◆ **Problem details**
Print the listing from its top line through the line containing "(-2.0679,-1.3043) rectangle (7.9321,12.0254);", nothing more, and leave out the pictures.

══════════

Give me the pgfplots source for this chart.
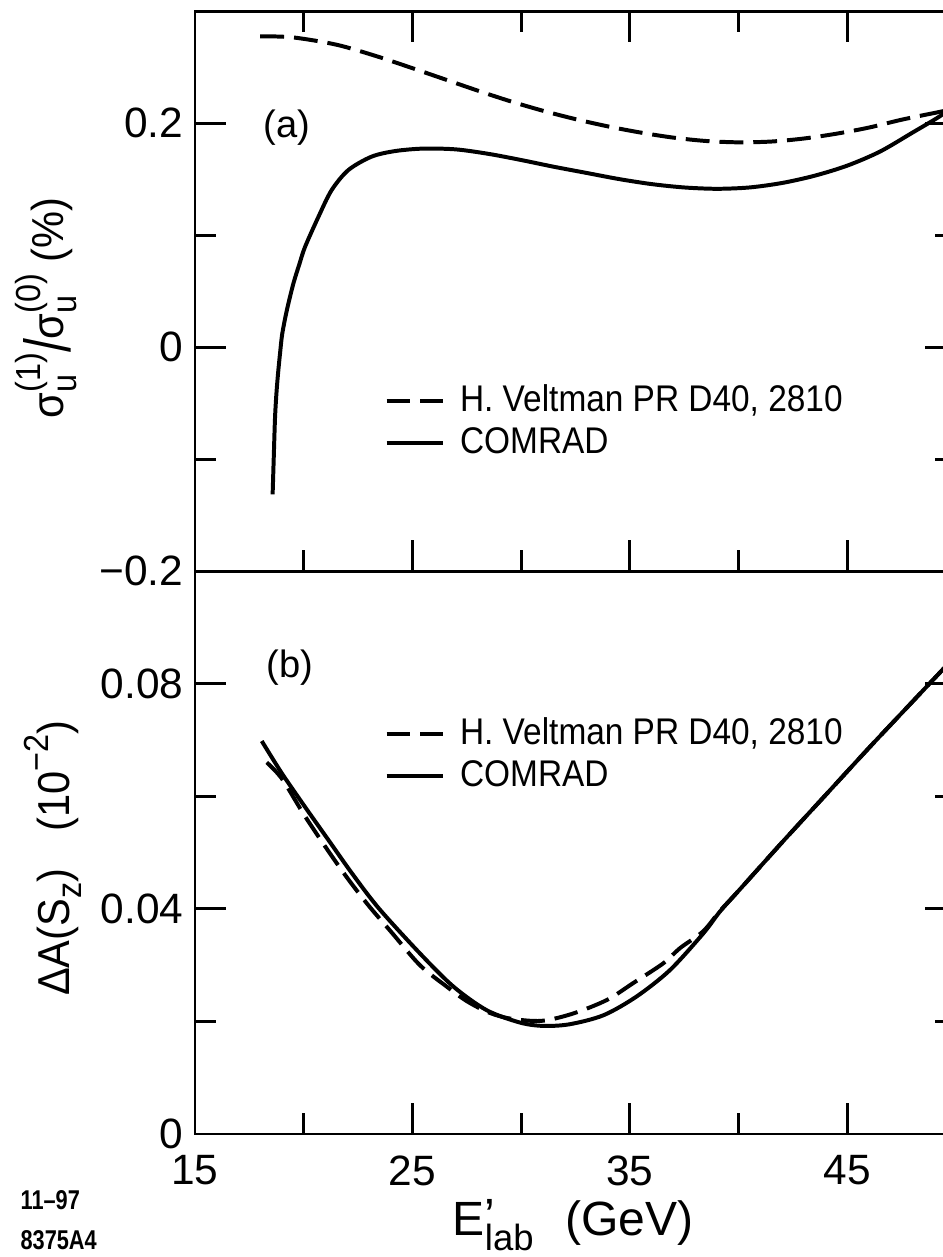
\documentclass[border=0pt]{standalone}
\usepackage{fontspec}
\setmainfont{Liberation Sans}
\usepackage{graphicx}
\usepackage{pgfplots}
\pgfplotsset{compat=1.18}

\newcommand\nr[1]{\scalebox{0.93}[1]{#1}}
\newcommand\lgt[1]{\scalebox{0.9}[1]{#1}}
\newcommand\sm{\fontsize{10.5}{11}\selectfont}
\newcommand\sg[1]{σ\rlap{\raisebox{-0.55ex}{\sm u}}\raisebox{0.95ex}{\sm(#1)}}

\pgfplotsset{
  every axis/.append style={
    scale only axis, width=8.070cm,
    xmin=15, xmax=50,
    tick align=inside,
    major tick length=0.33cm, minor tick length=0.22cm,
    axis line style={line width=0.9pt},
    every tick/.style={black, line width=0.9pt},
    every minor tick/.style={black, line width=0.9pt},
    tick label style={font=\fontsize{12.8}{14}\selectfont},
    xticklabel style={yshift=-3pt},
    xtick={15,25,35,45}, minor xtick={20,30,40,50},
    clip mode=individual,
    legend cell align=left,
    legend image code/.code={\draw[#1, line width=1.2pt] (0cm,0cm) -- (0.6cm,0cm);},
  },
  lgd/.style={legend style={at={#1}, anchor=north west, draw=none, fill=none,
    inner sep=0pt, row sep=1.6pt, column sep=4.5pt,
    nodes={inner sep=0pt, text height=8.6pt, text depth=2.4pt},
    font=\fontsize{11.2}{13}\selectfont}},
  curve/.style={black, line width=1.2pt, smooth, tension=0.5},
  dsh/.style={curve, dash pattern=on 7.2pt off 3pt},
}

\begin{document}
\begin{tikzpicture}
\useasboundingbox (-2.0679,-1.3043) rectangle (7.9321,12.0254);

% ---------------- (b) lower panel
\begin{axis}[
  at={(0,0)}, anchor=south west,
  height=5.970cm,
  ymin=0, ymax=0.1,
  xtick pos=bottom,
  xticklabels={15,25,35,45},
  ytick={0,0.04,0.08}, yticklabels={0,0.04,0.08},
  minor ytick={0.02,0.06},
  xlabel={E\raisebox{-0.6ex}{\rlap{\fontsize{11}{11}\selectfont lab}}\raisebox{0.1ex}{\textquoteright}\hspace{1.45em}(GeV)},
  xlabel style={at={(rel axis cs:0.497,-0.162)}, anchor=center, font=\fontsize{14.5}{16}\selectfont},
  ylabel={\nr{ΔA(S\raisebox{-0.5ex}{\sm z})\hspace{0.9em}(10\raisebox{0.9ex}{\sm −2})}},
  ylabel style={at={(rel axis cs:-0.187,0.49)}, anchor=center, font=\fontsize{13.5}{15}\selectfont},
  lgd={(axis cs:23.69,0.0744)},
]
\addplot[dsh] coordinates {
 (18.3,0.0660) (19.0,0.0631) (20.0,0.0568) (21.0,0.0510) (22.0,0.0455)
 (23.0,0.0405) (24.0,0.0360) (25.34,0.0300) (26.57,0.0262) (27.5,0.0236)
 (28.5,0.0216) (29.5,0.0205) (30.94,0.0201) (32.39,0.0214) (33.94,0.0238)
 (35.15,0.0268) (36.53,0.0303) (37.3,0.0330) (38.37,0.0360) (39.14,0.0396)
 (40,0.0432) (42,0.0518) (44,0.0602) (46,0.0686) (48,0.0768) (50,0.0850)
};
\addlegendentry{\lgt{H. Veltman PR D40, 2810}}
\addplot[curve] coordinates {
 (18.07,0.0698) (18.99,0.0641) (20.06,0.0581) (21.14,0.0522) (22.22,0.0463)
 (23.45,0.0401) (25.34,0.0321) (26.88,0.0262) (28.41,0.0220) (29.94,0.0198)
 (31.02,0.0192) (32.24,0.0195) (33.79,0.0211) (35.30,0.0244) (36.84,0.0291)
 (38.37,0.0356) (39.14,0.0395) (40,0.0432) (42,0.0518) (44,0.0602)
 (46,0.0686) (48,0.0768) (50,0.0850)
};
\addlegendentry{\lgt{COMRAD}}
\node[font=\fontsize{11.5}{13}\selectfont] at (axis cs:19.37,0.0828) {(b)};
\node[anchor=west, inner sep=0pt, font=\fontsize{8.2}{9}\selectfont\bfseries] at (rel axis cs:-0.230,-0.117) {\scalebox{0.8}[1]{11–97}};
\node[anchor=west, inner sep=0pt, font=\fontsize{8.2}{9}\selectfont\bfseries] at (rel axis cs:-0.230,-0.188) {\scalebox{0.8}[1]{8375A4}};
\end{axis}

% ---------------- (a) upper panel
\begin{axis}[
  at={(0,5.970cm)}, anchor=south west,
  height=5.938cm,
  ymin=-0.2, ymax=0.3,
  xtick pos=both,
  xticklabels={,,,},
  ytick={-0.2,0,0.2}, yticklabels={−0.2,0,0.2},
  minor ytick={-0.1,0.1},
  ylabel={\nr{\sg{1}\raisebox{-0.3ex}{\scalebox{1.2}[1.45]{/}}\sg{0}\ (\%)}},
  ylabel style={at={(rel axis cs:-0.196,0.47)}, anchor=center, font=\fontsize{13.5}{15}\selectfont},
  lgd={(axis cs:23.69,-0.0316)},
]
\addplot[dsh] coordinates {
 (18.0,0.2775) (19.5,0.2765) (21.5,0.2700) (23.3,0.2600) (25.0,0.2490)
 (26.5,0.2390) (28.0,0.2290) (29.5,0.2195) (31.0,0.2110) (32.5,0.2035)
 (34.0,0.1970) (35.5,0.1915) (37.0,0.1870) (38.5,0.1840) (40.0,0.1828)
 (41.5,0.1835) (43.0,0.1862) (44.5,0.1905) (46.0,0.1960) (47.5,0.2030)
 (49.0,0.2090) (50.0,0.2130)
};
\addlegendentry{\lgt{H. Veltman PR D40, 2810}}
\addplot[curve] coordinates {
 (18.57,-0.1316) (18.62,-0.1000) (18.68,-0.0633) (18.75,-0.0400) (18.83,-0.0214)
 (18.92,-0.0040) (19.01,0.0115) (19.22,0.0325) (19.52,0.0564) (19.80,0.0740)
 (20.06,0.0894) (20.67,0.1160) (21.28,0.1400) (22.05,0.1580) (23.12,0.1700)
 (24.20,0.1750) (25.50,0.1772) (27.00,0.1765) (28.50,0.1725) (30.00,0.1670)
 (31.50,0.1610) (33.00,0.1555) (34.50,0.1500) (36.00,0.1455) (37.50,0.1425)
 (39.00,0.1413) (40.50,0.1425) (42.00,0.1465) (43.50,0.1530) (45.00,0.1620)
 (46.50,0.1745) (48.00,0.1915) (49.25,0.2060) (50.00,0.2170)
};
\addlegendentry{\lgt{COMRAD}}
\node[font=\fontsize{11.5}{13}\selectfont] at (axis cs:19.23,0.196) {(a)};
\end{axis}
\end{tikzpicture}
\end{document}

══════════

◆ **Solution for this task**
Give me the pgfplots source for this chart.
\documentclass[border=0pt]{standalone}
\usepackage{fontspec}
\setmainfont{Liberation Sans}
\usepackage{graphicx}
\usepackage{pgfplots}
\pgfplotsset{compat=1.18}

\newcommand\nr[1]{\scalebox{0.93}[1]{#1}}
\newcommand\lgt[1]{\scalebox{0.9}[1]{#1}}
\newcommand\sm{\fontsize{10.5}{11}\selectfont}
\newcommand\sg[1]{σ\rlap{\raisebox{-0.55ex}{\sm u}}\raisebox{0.95ex}{\sm(#1)}}

\pgfplotsset{
  every axis/.append style={
    scale only axis, width=8.070cm,
    xmin=15, xmax=50,
    tick align=inside,
    major tick length=0.33cm, minor tick length=0.22cm,
    axis line style={line width=0.9pt},
    every tick/.style={black, line width=0.9pt},
    every minor tick/.style={black, line width=0.9pt},
    tick label style={font=\fontsize{12.8}{14}\selectfont},
    xticklabel style={yshift=-3pt},
    xtick={15,25,35,45}, minor xtick={20,30,40,50},
    clip mode=individual,
    legend cell align=left,
    legend image code/.code={\draw[#1, line width=1.2pt] (0cm,0cm) -- (0.6cm,0cm);},
  },
  lgd/.style={legend style={at={#1}, anchor=north west, draw=none, fill=none,
    inner sep=0pt, row sep=1.6pt, column sep=4.5pt,
    nodes={inner sep=0pt, text height=8.6pt, text depth=2.4pt},
    font=\fontsize{11.2}{13}\selectfont}},
  curve/.style={black, line width=1.2pt, smooth, tension=0.5},
  dsh/.style={curve, dash pattern=on 7.2pt off 3pt},
}

\begin{document}
\begin{tikzpicture}
\useasboundingbox (-2.0679,-1.3043) rectangle (7.9321,12.0254);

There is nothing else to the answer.